§ **Given exercise**:
Set down each entry from the block beneath, exactly as written.

§ **Data shown**:
——————
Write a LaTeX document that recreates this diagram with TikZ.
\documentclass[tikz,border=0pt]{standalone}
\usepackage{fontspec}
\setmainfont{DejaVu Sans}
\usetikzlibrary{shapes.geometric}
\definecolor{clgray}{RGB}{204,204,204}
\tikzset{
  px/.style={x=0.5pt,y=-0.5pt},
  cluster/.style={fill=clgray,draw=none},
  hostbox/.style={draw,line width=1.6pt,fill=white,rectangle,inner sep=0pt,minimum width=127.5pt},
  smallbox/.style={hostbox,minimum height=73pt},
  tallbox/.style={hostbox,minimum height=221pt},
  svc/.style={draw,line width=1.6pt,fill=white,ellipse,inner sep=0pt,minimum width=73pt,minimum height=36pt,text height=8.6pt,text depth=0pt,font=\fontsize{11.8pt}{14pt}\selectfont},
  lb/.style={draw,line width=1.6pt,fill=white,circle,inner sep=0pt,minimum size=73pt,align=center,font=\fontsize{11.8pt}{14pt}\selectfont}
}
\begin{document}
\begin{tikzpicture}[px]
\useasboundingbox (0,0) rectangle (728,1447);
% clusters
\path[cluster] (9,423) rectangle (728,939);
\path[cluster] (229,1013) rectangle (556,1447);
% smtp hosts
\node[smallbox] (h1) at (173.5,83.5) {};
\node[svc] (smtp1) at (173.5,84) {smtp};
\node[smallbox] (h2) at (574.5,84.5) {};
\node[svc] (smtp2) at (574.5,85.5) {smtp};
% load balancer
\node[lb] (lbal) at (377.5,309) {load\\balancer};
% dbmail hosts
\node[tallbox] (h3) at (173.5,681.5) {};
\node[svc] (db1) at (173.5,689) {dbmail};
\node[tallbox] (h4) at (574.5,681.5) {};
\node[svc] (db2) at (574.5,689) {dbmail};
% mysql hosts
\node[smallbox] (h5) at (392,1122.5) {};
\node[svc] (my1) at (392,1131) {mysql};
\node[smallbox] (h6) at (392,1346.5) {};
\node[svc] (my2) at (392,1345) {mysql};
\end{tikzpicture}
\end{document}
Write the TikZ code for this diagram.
——————
§ **Correct answer**:
Write a LaTeX document that recreates this diagram with TikZ.
\documentclass[tikz,border=0pt]{standalone}
\usepackage{fontspec}
\setmainfont{DejaVu Sans}
\usetikzlibrary{shapes.geometric}
\definecolor{clgray}{RGB}{204,204,204}
\tikzset{
  px/.style={x=0.5pt,y=-0.5pt},
  cluster/.style={fill=clgray,draw=none},
  hostbox/.style={draw,line width=1.6pt,fill=white,rectangle,inner sep=0pt,minimum width=127.5pt},
  smallbox/.style={hostbox,minimum height=73pt},
  tallbox/.style={hostbox,minimum height=221pt},
  svc/.style={draw,line width=1.6pt,fill=white,ellipse,inner sep=0pt,minimum width=73pt,minimum height=36pt,text height=8.6pt,text depth=0pt,font=\fontsize{11.8pt}{14pt}\selectfont},
  lb/.style={draw,line width=1.6pt,fill=white,circle,inner sep=0pt,minimum size=73pt,align=center,font=\fontsize{11.8pt}{14pt}\selectfont}
}
\begin{document}
\begin{tikzpicture}[px]
\useasboundingbox (0,0) rectangle (728,1447);
% clusters
\path[cluster] (9,423) rectangle (728,939);
\path[cluster] (229,1013) rectangle (556,1447);
% smtp hosts
\node[smallbox] (h1) at (173.5,83.5) {};
\node[svc] (smtp1) at (173.5,84) {smtp};
\node[smallbox] (h2) at (574.5,84.5) {};
\node[svc] (smtp2) at (574.5,85.5) {smtp};
% load balancer
\node[lb] (lbal) at (377.5,309) {load\\balancer};
% dbmail hosts
\node[tallbox] (h3) at (173.5,681.5) {};
\node[svc] (db1) at (173.5,689) {dbmail};
\node[tallbox] (h4) at (574.5,681.5) {};
\node[svc] (db2) at (574.5,689) {dbmail};
% mysql hosts
\node[smallbox] (h5) at (392,1122.5) {};
\node[svc] (my1) at (392,1131) {mysql};
\node[smallbox] (h6) at (392,1346.5) {};
\node[svc] (my2) at (392,1345) {mysql};
\end{tikzpicture}
\end{document}
Write the TikZ code for this diagram.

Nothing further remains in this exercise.